Prompted by Konzal’s post, Matt Yglesias has yet another response to our exchange. Again, I’ll be writing something about this in the next few days, so all thoughts are welcome.


  1. Peter K. July 16, 2011 at 12:22 pm | #

    I’d be interested to learn how you’d get more fiscal stimulus – let alone a jobs program – through a Republican House. (I”m amazed Obama got a payroll taxcut last December.)

    Inflation targeting hasn’t even been tried. Is it better to not try something or to try it and see if it would work?

    Do they teach these things at Princeton? I didn’t get into an Ivy league school so I wouldn’t know.

    • Corey Robin July 17, 2011 at 4:38 pm | #

      Peter, the stipulation in the original discussion wasn’t “What is the single most politically viable thing Washington can do to jumpstart job creation?” It was “What is the single best thing Washington can do to jumpstart job creation?” I took best to mean best. That’s something they did teach me at Princeton.

  2. Tom Geraghty July 16, 2011 at 12:54 pm | #

    There are two questions here: (1) can monetary policy be effective now at reducing unemployment? and (2) even if it would be effective, is it preferable to fiscal policy?

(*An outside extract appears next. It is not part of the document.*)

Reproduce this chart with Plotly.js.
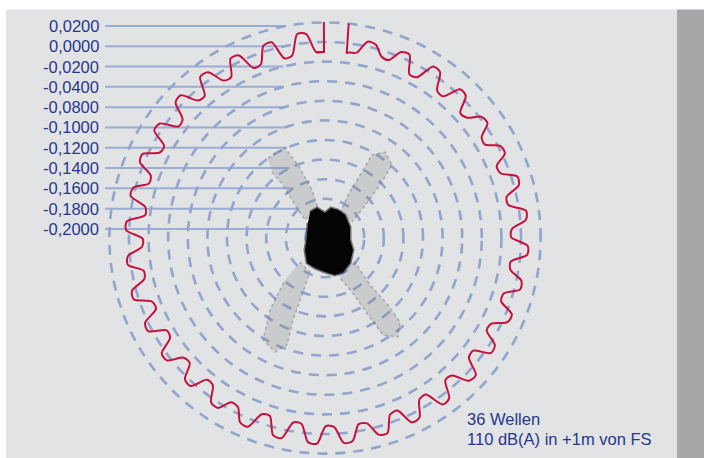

    On (1), while it’s true that the conventional Fed policy of buying and selling short-term government bonds is likely to be ineffective, it’s not necessarily true for the unconventional “quantitative easing” policies that people are proposing. According to Henwood, “Corps have lots of cash – they’re just not investing or hiring.” But the whole point of a QE policy is to get firms to transfer their cash piles into productive investment:

    Private investors can choose to hold their wealth in the form of safe assets or risky assets. At the safe end of the spectrum there is cash. At the risky end there is equity and low grade bonds. Unemployment remains at 7.8 per cent in the UK and 9.5 per cent in the US because investors are scared to put their money into activities that create jobs. The appetite for risk has vanished.

    Quantitative easing encourages the private sector to create more jobs. As yields on long term assets fall, some of that money moves into equity and newly capitalised firms expand and begin to hire workers.

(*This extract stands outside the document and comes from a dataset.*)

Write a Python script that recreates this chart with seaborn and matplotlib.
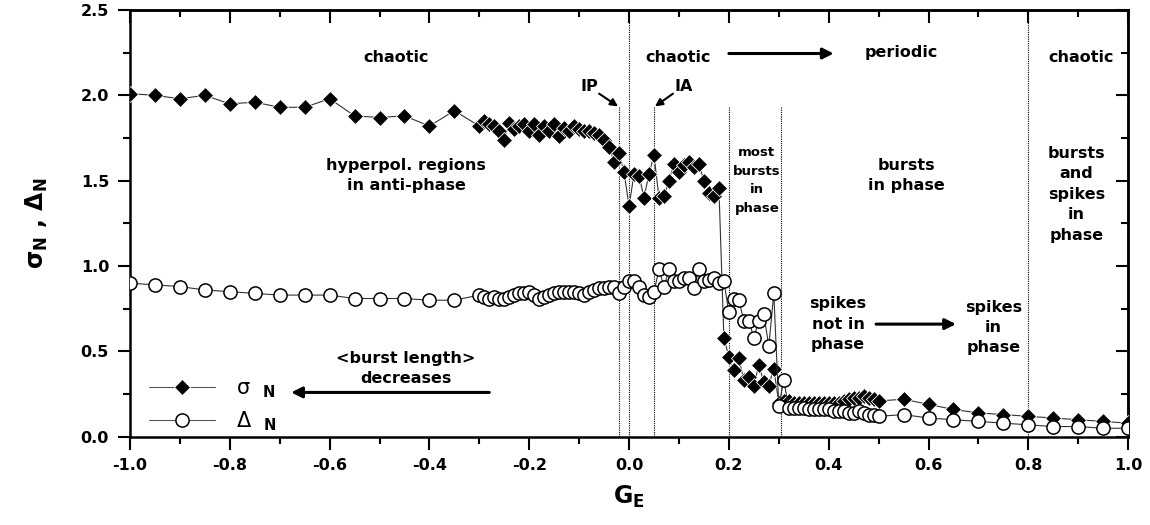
import numpy as np
import pandas as pd
import matplotlib
matplotlib.use("Agg")
import matplotlib.pyplot as plt
import seaborn as sns

sns.set_style("ticks")
plt.rcParams['font.family'] = ['DejaVu Sans']
plt.rcParams['mathtext.fontset'] = 'dejavusans'
for key in ['text.color', 'axes.labelcolor', 'xtick.color', 'ytick.color', 'axes.edgecolor']:
    plt.rcParams[key] = 'black'

# ---------------- data ----------------
ge_left = [-1.00, -0.95, -0.90, -0.85, -0.80, -0.75, -0.70, -0.65, -0.60,
           -0.55, -0.50, -0.45, -0.40, -0.35]
sigma_left = [2.01, 2.00, 1.98, 2.00, 1.95, 1.96, 1.93, 1.93, 1.98,
              1.88, 1.87, 1.88, 1.82, 1.91]
delta_left = [0.90, 0.89, 0.88, 0.86, 0.85, 0.84, 0.83, 0.83, 0.83,
              0.81, 0.81, 0.81, 0.80, 0.80]

ge_mid = [-0.30, -0.29, -0.28, -0.27, -0.26, -0.25, -0.24, -0.23, -0.22, -0.21,
          -0.20, -0.19, -0.18, -0.17, -0.16, -0.15, -0.14, -0.13, -0.12, -0.11,
          -0.10, -0.09, -0.08, -0.07, -0.06, -0.05, -0.04, -0.03, -0.02, -0.01,
          0.00, 0.01, 0.02, 0.03, 0.04, 0.05, 0.06, 0.07, 0.08, 0.09,
          0.10, 0.11, 0.12, 0.13, 0.14, 0.15, 0.16, 0.17, 0.18, 0.19,
          0.20, 0.21, 0.22, 0.23, 0.24, 0.25, 0.26, 0.27, 0.28, 0.29,
          0.30, 0.31, 0.32, 0.33, 0.34, 0.35, 0.36, 0.37, 0.38, 0.39,
          0.40, 0.41, 0.42, 0.43, 0.44, 0.45, 0.46, 0.47, 0.48, 0.49,
          0.50]
sigma_mid = [1.82, 1.85, 1.83, 1.82, 1.79, 1.74, 1.84, 1.80, 1.82, 1.83,
             1.79, 1.83, 1.77, 1.82, 1.79, 1.83, 1.76, 1.81, 1.79, 1.82,
             1.80, 1.79, 1.79, 1.78, 1.77, 1.74, 1.70, 1.61, 1.66, 1.55,
             1.35, 1.54, 1.53, 1.40, 1.54, 1.65, 1.40, 1.41, 1.50, 1.60,
             1.55, 1.59, 1.61, 1.58, 1.60, 1.50, 1.43, 1.41, 1.46, 0.58,
             0.47, 0.39, 0.46, 0.33, 0.35, 0.30, 0.42, 0.32, 0.30, 0.40,
             0.20, 0.21, 0.21, 0.20, 0.20, 0.20, 0.20, 0.20, 0.20, 0.20,
             0.20, 0.20, 0.20, 0.21, 0.22, 0.23, 0.23, 0.24, 0.23, 0.22,
             0.21]
delta_mid = [0.83, 0.82, 0.81, 0.82, 0.81, 0.81, 0.82, 0.83, 0.84, 0.84,
             0.85, 0.83, 0.81, 0.82, 0.83, 0.84, 0.85, 0.85, 0.85, 0.85,
             0.84, 0.83, 0.85, 0.86, 0.87, 0.87, 0.88, 0.88, 0.84, 0.88,
             0.91, 0.91, 0.88, 0.83, 0.82, 0.85, 0.98, 0.88, 0.98, 0.91,
             0.91, 0.93, 0.93, 0.87, 0.98, 0.91, 0.92, 0.93, 0.90, 0.91,
             0.73, 0.81, 0.80, 0.68, 0.68, 0.58, 0.68, 0.72, 0.53, 0.84,
             0.18, 0.33, 0.17, 0.17, 0.17, 0.17, 0.16, 0.16, 0.16, 0.16,
             0.16, 0.15, 0.15, 0.15, 0.14, 0.14, 0.15, 0.14, 0.13, 0.13,
             0.12]

ge_right = [0.55, 0.60, 0.65, 0.70, 0.75, 0.80, 0.85, 0.90, 0.95, 1.00]
sigma_right = [0.22, 0.19, 0.16, 0.14, 0.13, 0.12, 0.11, 0.10, 0.09, 0.08]
delta_right = [0.13, 0.11, 0.10, 0.09, 0.08, 0.07, 0.06, 0.06, 0.05, 0.05]

df = pd.DataFrame({
    "ge": ge_left + ge_mid + ge_right,
    "sigma": sigma_left + sigma_mid + sigma_right,
    "delta": delta_left + delta_mid + delta_right,
})

# dotted boundaries: (x, top)
boundaries = [(-0.02, 1.93), (0.0, 2.5), (0.05, 1.93), (0.2, 1.93), (0.305, 1.93), (0.8, 2.5)]

# ---------------- figure ----------------
fig = plt.figure(figsize=(11.5, 5.25), dpi=100)
ax = fig.add_axes([0.113, 0.168, 0.868, 0.813])

for xb, top in boundaries:
    ax.vlines(xb, 0, top, colors="black", linestyles=(0, (1, 1)), linewidth=0.8, zorder=1)

sns.lineplot(data=df, x="ge", y="sigma", ax=ax, estimator=None, sort=False,
             color="#333333", linewidth=0.8, marker="D", markersize=8.5,
             markerfacecolor="black", markeredgecolor="white", markeredgewidth=0.6,
             label=r"σ  $_{\mathbf{N}}$", zorder=3)
sns.lineplot(data=df, x="ge", y="delta", ax=ax, estimator=None, sort=False,
             color="#333333", linewidth=0.8, marker="o", markersize=9.5,
             markerfacecolor="white", markeredgecolor="black", markeredgewidth=1.1,
             label=r"Δ  $_{\mathbf{N}}$", zorder=4)

ax.set_xlim(-1.0, 1.0)
ax.set_ylim(0.0, 2.5)
ax.set_xticks([-1.0, -0.8, -0.6, -0.4, -0.2, 0.0, 0.2, 0.4, 0.6, 0.8, 1.0])
ax.set_xticks([-0.9, -0.7, -0.5, -0.3, -0.1, 0.1, 0.3, 0.5, 0.7, 0.9], minor=True)
ax.set_yticks([0.0, 0.5, 1.0, 1.5, 2.0, 2.5])
ax.set_yticks([0.25, 0.75, 1.25, 1.75, 2.25], minor=True)
ax.set_xticklabels(["-1.0", "-0.8", "-0.6", "-0.4", "-0.2", "0.0", "0.2", "0.4", "0.6", "0.8", "1.0"])
ax.set_yticklabels(["0.0", "0.5", "1.0", "1.5", "2.0", "2.5"])
ax.tick_params(which="major", direction="out", length=9, width=1.5, labelsize=11.5, pad=6)
ax.tick_params(which="minor", direction="out", length=5, width=1.5)
for lab in ax.get_xticklabels() + ax.get_yticklabels():
    lab.set_fontweight("bold")
for sp in ax.spines.values():
    sp.set_linewidth(1.8)

# mirrored ticks pointing inward on top and right
top = ax.secondary_xaxis("top")
top.set_xticks(ax.get_xticks())
top.set_xticks([-0.9, -0.7, -0.5, -0.3, -0.1, 0.1, 0.3, 0.5, 0.7, 0.9], minor=True)
top.tick_params(which="major", direction="in", length=9, width=1.5, labeltop=False)
top.tick_params(which="minor", direction="in", length=5, width=1.5)
top.spines["top"].set_linewidth(1.8)
right = ax.secondary_yaxis("right")
right.set_yticks([0.0, 0.5, 1.0, 1.5, 2.0, 2.5])
right.set_yticks([0.25, 0.75, 1.25, 1.75, 2.25], minor=True)
right.tick_params(which="major", direction="in", length=9, width=1.5, labelright=False)
right.tick_params(which="minor", direction="in", length=5, width=1.5)
right.spines["right"].set_linewidth(1.8)

ax.set_xlabel(r"G$_{\mathbf{E}}$", fontsize=17, fontweight="bold", labelpad=8)
ax.set_ylabel(r"σ$_{\mathbf{N}}$ , Δ$_{\mathbf{N}}$", fontsize=17, fontweight="bold", labelpad=22)

# annotations
tkw = dict(fontsize=11.5, fontweight="bold", ha="center", va="center", linespacing=1.45)
ax.text(-0.467, 2.22, "chaotic", **tkw)
ax.text(0.098, 2.22, "chaotic", **tkw)
ax.text(0.545, 2.25, "periodic", **tkw)
ax.text(0.906, 2.22, "chaotic", **tkw)
ax.text(-0.08, 2.05, "IP", **tkw)
ax.text(0.11, 2.05, "IA", **tkw)
ax.text(-0.447, 1.53, "hyperpol. regions\nin anti-phase", **tkw)
ax.text(0.256, 1.50, "most\nbursts\nin\nphase", fontsize=9.5, fontweight="bold",
        ha="center", va="center", linespacing=1.55)
ax.text(0.555, 1.53, "bursts\nin phase", **tkw)
ax.text(0.896, 1.42, "bursts\nand\nspikes\nin\nphase", **tkw)
ax.text(0.419, 0.66, "spikes\nnot in\nphase", **tkw)
ax.text(0.73, 0.64, "spikes\nin\nphase", **tkw)
ax.text(-0.447, 0.40, "<burst length>\ndecreases", **tkw)

akw = dict(arrowstyle="-|>", color="black", lw=2.2, mutation_scale=16, shrinkA=0, shrinkB=0)
ax.annotate("", xy=(0.41, 2.245), xytext=(0.2, 2.245), arrowprops=akw)
ax.annotate("", xy=(0.655, 0.66), xytext=(0.495, 0.66), arrowprops=akw)
ax.annotate("", xy=(-0.677, 0.26), xytext=(-0.28, 0.26), arrowprops=akw)
skw = dict(arrowstyle="-|>", color="black", lw=1.5, mutation_scale=11, shrinkA=0, shrinkB=0)
ax.annotate("", xy=(-0.022, 1.935), xytext=(-0.06, 2.01), arrowprops=skw)
ax.annotate("", xy=(0.052, 1.935), xytext=(0.088, 2.01), arrowprops=skw)

leg = ax.legend(loc="lower left", bbox_to_anchor=(0.0, -0.035), frameon=False,
                prop={"size": 15, "weight": "normal"}, handlelength=3.2,
                handletextpad=1.0, labelspacing=0.45)
for line in leg.get_lines():
    line.set_color("#555555")

fig.savefig("out.png", dpi=100)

    There’s some evidence that what little of this has been actually tried has worked to increase consumption and exports by raising stock prices and lower the value of the dollar:

    For what it’s worth, casual observation suggests that a lot of the growth in consumer spending has been at the high end, which suggests in turn that a higher stock market might be driving it. And the lower dollar has clearly helped US exporters and import-competing firms.


    Nonresidential investment has been rising rapidly, but it was doing that even before QE2 was announced.

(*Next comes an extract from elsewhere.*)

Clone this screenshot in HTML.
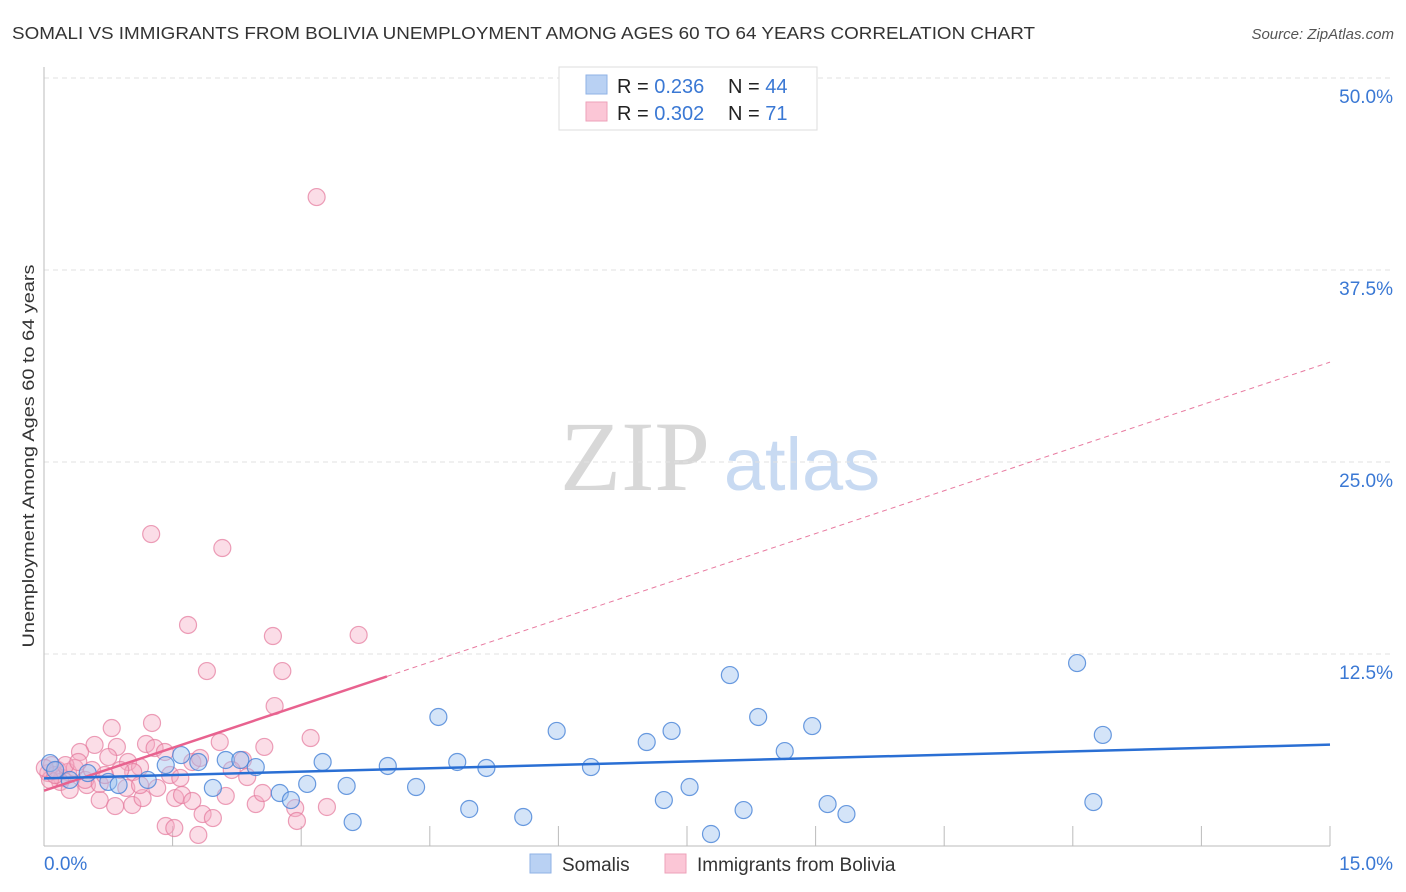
<!DOCTYPE html>
<html><head><meta charset="utf-8"><style>
body{margin:0;background:#fff;font-family:"Liberation Sans",sans-serif;}
svg{display:block}
</style></head><body>
<svg id="chart" width="1406" height="892">
<text x="12" y="39" font-size="17.5" fill="#333" textLength="1023" lengthAdjust="spacingAndGlyphs">SOMALI VS IMMIGRANTS FROM BOLIVIA UNEMPLOYMENT AMONG AGES 60 TO 64 YEARS CORRELATION CHART</text>
<text x="1394" y="39" font-size="15" fill="#555" font-style="italic" text-anchor="end">Source: ZipAtlas.com</text>
<g>
<text x="635" y="490" font-size="100" font-family="Liberation Serif,serif" fill="#d8d8d8" text-anchor="middle">ZIP</text>
<text x="802" y="490" font-size="74" fill="#c8daf2" text-anchor="middle">atlas</text>
</g>
<g id="grid"></g>
<g id="axes"></g>
<g id="pts"></g>
<g id="lines"></g>
<text transform="translate(34,456) rotate(-90)" font-size="17" fill="#333" text-anchor="middle" textLength="383" lengthAdjust="spacingAndGlyphs">Unemployment Among Ages 60 to 64 years</text>
<g>
<rect x="559" y="67" width="258" height="63" fill="#fff" stroke="#ddd"/>
<rect x="586" y="75" width="21" height="19" fill="#b9d1f3" stroke="#8fb2e6"/>
<rect x="586" y="102" width="21" height="19" fill="#fbc6d6" stroke="#eea1b9"/>
<text x="617" y="93" font-size="20" fill="#222">R = <tspan fill="#3a78d4">0.236</tspan></text>
<text x="728" y="93" font-size="20" fill="#222">N = <tspan fill="#3a78d4">44</tspan></text>
<text x="617" y="120" font-size="20" fill="#222">R = <tspan fill="#3a78d4">0.302</tspan></text>
<text x="728" y="120" font-size="20" fill="#222">N = <tspan fill="#3a78d4"> 71</tspan></text>
</g>
<g>
<rect x="530" y="854" width="21" height="19" fill="#b9d1f3" stroke="#8fb2e6"/>
<text x="562" y="871" font-size="19" fill="#333">Somalis</text>
<rect x="665" y="854" width="21" height="19" fill="#fbc6d6" stroke="#eea1b9"/>
<text x="697" y="871" font-size="19" fill="#333">Immigrants from Bolivia</text>
</g>
</svg>
<script>
const yTicks=[12.5,25,37.5,50];
const yTickLabels=["12.5%","25.0%","37.5%","50.0%"];
const xTicks=[0,1.5,3,4.5,6,7.5,9,10.5,12,13.5,15];
const somaliX=[0.07,0.13,0.30,0.51,0.75,0.87,1.21,1.42,1.60,1.80,1.97,2.12,2.29,2.47,2.75,2.88,3.07,3.25,3.53,3.60,4.01,4.34,4.60,4.82,4.96,5.16,5.59,5.98,6.38,7.03,7.23,7.32,7.53,7.78,8.00,8.16,8.33,8.64,8.96,9.14,9.36,12.05,12.24,12.35];
const somaliY=[5.40,4.95,4.30,4.75,4.17,3.97,4.30,5.27,5.92,5.47,3.78,5.60,5.60,5.14,3.45,2.99,4.04,5.47,3.91,1.56,5.21,3.84,8.40,5.47,2.41,5.08,1.89,7.49,5.14,6.77,2.99,7.49,3.84,0.78,11.13,2.34,8.40,6.18,7.81,2.73,2.08,11.91,2.86,7.23];
const boliviaX=[3.18,1.25,2.08,1.68,2.67,3.67,1.90,2.78,2.69,1.26,0.79,3.11,0.59,0.42,0.85,0.75,1.19,1.29,1.41,2.05,2.57,0.98,1.12,1.47,2.32,2.37,1.73,0.50,0.65,0.83,1.03,1.15,1.32,1.53,1.61,1.73,1.85,1.97,2.12,2.47,2.55,2.93,2.95,3.30,1.42,1.52,1.80,0.05,0.09,0.16,0.21,0.28,0.36,0.48,0.19,0.07,0.13,1.04,0.65,0.96,1.12,0.25,0.56,0.89,0.01,0.30,1.82,2.19,0.71,1.59,0.40];
const boliviaY=[42.25,20.31,19.40,14.39,13.67,13.74,11.39,11.39,9.11,8.01,7.68,7.03,6.58,6.12,6.45,5.79,6.64,6.38,6.12,6.77,6.45,5.47,5.14,4.62,5.60,4.49,5.47,3.97,2.99,2.60,2.67,3.12,3.78,3.12,3.32,2.93,2.08,1.82,3.26,2.73,3.45,2.47,1.63,2.54,1.30,1.17,0.72,4.75,5.27,4.95,4.43,4.82,5.08,4.30,4.17,4.30,4.62,4.82,4.04,3.78,3.97,5.27,4.95,4.95,5.08,3.65,5.73,4.95,4.62,4.43,5.47];
const somaliTrend=[4.4,6.6];
const boliviaTrend=[3.6,31.5];
const boliviaSolidEnd=4.0;

const X=v=>44+v/15*1286, Y=v=>846-v/12.5*192;
const NS="http://www.w3.org/2000/svg";
function mk(parent,tag,attrs){const e=document.createElementNS(NS,tag);for(const k in attrs)e.setAttribute(k,attrs[k]);document.getElementById(parent).appendChild(e);return e;}
yTicks.forEach((t,i)=>{
 const l=mk('grid','line',{x1:44,x2:1394,y1:Y(t),y2:Y(t),stroke:'#e2e2e2','stroke-dasharray':'5,4'});
 
 
 const tx=mk('grid','text',{x:1393,y:Y(t)+25,'font-size':19,fill:'#3a78d4','text-anchor':'end'});
 tx.textContent=yTickLabels[i];
 
 
});
const ax=mk('axes','line',{x1:44,x2:44,y1:67,y2:846,stroke:'#bbb'});


const bx=mk('axes','line',{x1:44,x2:1330,y1:846,y2:846,stroke:'#bbb'});


xTicks.forEach(t=>{
 const l=mk('axes','line',{x1:X(t),x2:X(t),y1:826,y2:846,stroke:'#bbb'});
 
 
});
const x0=mk('axes','text',{x:44,y:870,'font-size':19,fill:'#3a78d4'});x0.textContent='0.0%';


const x1=mk('axes','text',{x:1393,y:870,'font-size':19,fill:'#3a78d4','text-anchor':'end'});x1.textContent='15.0%';


boliviaX.forEach((v,i)=>{
 const c=mk('pts','circle',{cx:X(v),cy:Y(boliviaY[i]),r:8.5,fill:'rgba(245,170,195,0.4)',stroke:'rgba(228,120,155,0.7)','stroke-width':1.2});
 
 
});
somaliX.forEach((v,i)=>{
 const c=mk('pts','circle',{cx:X(v),cy:Y(somaliY[i]),r:8.5,fill:'rgba(160,195,240,0.45)',stroke:'rgba(70,130,215,0.8)','stroke-width':1.2});
 
 
});
const bY=x=>boliviaTrend[0]+(boliviaTrend[1]-boliviaTrend[0])*x/15;
const pd=mk('lines','line',{x1:X(boliviaSolidEnd),y1:Y(bY(boliviaSolidEnd)),x2:X(15),y2:Y(bY(15)),stroke:'#e87aa0','stroke-width':1,'stroke-dasharray':'5,4'});


const ps=mk('lines','line',{x1:X(0),y1:Y(bY(0)),x2:X(boliviaSolidEnd),y2:Y(bY(boliviaSolidEnd)),stroke:'#e8628f','stroke-width':2.5});


const sl=mk('lines','line',{x1:X(0),y1:Y(somaliTrend[0]),x2:X(15),y2:Y(somaliTrend[1]),stroke:'#2a6fd4','stroke-width':2.5});


</script>
</body></html>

    So QE2 has been effective, it’s just not been all that large relative to the size of the output gap we face.

    • Corey Robin July 17, 2011 at 4:41 pm | #

      Tom, you should probably put these excellent questions to Doug; I’m in no position to answer or reply to them!

  3. Tom Geraghty July 16, 2011 at 1:09 pm | #

    On (2), I think that it’s a “both/and” question, not an “either/or.” We need both more aggressive fiscal policy in the context of an accommodative monetary policy. Loose money will make government spending that much more effective.

    Also, who cares if rich people are spending money in a way that helps puts everybody else back to work? In an economy where many people are debt constrained, increases in economic activity have to come from either increased spending by non-debt-constrained people (i.e. via higher inflation and lower real interest rates), or by government (or both).

    A third option would be to reduce the debt constraints, but inflation would help with that, too (as would cramdown or other debt relief policies).

    • Corey Robin July 17, 2011 at 4:43 pm | #

      I think I answered some of this in my reply to Yglesias and Konczal.

  4. Mike July 16, 2011 at 3:42 pm | #

    1. If you haven’t read it before, this Chris Hayes ’09 New America policy piece on The Case for Inflation is fantastic, and put down all the right markers early. Highly recommended. It made me want to get “Inflation Now” pins made up.

    2. The #1 Thing pitch is always lame, but I don’t think Yglesias was wrong on it. I buy Andy Rich’s argument that think tankers should be ideological ideas factories and set what areas need work, and acknowledge how ineffectual they are at the actual process. Their strength is the beginning, not the end, of the work. Yglesias or me aren’t going to get a jobs bills through the Senate, but we can flag what needs attention for recovery – inflation for Yglesias, the mortgage market and foreclosures for me, which we each think is under-appreciated among general liberal thinkers.

    There’s a lot of work done from ’08-10 about infrastructure banks, jobs programs, infrastructure, direct hires, etc. I talk about those things but any of those projects have the white papers, have the editorials, even have the interest groups lined up – the arguments are ready, the political actors, notably Obama et al, aren’t.

    3. I think the neoliberal straightjacket shows up with the complete lack of push for anything larger than a jobs program. There’s little-to-no push for a right-to-work, for a basic guaranteed income, expanding the safety net or the role of income maintenance etc. Galbraith and others have mentioned now is the perfect time to lower Social Security retirement, as 59 year-olds who are unemployed for over a year aren’t having trouble getting another decent job (and SS was created in part to deal with this) – an argument that hasn’t really caught on sadly.

    • Mike July 16, 2011 at 3:45 pm | #

      Errr, #3 point is backwards: 59-year olds are going to have major trouble getting another decent job. Hopefully that’s obvious from context.

      • Mike July 16, 2011 at 3:47 pm | #

        Corey, I left these comments without having read your newest post. I will do so now and reply there if I have stuff to add.

    • Corey Robin July 17, 2011 at 4:49 pm | #

      So don’t know if you think I really replied to this or not in my big response above, Mike, but I’ll definitely take a look at Chris’s paper. Definitely agree with point 3. As for 2, I dunno. I can see that there might be policy-based arguments for jobs programs, but I wonder if the larger changes in gestalt that I was describing in my post are really happening there. And that, it seems to me, is what think tankers and other public intellectuals and bloggers could be doing. Or, if the arguments for jobs programs are so clear and self-evident, while there’s no political will to make it happen, to interrogate why that is. Remember the right didn’t come to power by backing off their arguments or, once those arguments had white papers, moving onto other arguments. They hammered the arguments they had, over and over and over again, refining the moral and political claims as much as the policy claims. As you know from previous discussions and writing, that’s what I think needs to happen now.